**Problem to work on**
Lines that hold the word "this" should be located and copied.

**Data excerpt**
########################################

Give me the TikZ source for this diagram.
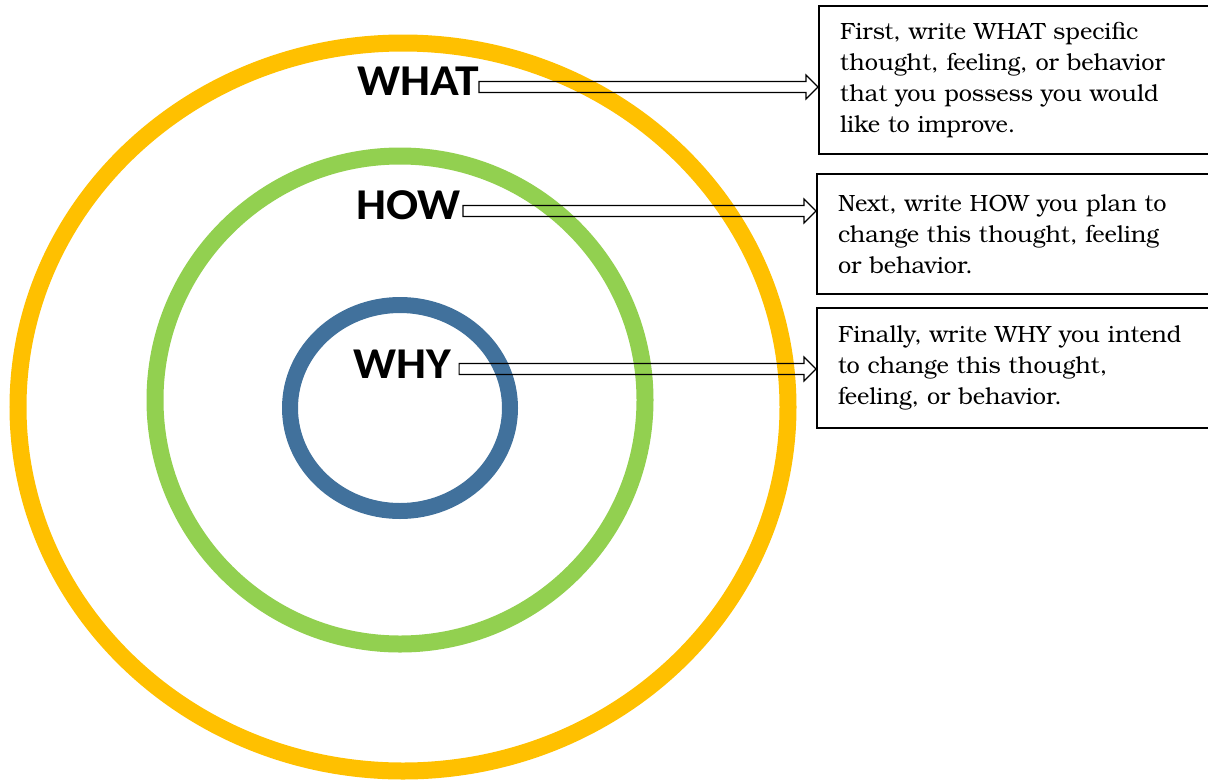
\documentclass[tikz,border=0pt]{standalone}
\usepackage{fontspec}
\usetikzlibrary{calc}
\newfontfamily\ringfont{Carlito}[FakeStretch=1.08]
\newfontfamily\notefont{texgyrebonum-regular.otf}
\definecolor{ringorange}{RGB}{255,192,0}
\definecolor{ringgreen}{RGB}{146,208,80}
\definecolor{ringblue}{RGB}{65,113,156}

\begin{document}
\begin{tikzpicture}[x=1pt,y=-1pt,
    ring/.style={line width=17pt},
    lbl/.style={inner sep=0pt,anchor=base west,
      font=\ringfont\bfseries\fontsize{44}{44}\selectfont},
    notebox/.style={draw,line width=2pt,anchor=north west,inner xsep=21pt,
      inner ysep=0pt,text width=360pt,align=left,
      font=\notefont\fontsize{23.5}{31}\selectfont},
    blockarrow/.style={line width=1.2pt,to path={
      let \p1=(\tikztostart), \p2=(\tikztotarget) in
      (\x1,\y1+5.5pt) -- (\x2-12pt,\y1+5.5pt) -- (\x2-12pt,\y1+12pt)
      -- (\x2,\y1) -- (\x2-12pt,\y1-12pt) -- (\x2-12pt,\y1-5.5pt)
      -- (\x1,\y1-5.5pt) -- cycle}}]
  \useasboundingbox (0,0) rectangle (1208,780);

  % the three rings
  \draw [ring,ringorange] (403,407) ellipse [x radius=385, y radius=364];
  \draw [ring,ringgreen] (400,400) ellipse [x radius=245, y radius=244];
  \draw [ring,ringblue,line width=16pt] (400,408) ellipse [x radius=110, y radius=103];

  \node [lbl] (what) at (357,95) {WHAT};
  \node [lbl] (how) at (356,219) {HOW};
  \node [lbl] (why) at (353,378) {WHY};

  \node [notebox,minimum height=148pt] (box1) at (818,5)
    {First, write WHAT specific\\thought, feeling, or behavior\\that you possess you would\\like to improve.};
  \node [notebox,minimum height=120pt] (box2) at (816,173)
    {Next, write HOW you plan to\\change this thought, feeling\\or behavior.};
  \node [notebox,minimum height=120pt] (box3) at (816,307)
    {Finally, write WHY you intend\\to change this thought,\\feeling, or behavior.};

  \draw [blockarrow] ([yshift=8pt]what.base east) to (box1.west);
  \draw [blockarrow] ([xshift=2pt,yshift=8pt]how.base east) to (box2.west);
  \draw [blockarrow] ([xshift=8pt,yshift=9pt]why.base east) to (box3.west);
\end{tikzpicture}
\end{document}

########################################

**Task response**
Give me the TikZ source for this diagram.
    {Next, write HOW you plan to\\change this thought, feeling\\or behavior.};
    {Finally, write WHY you intend\\to change this thought,\\feeling, or behavior.};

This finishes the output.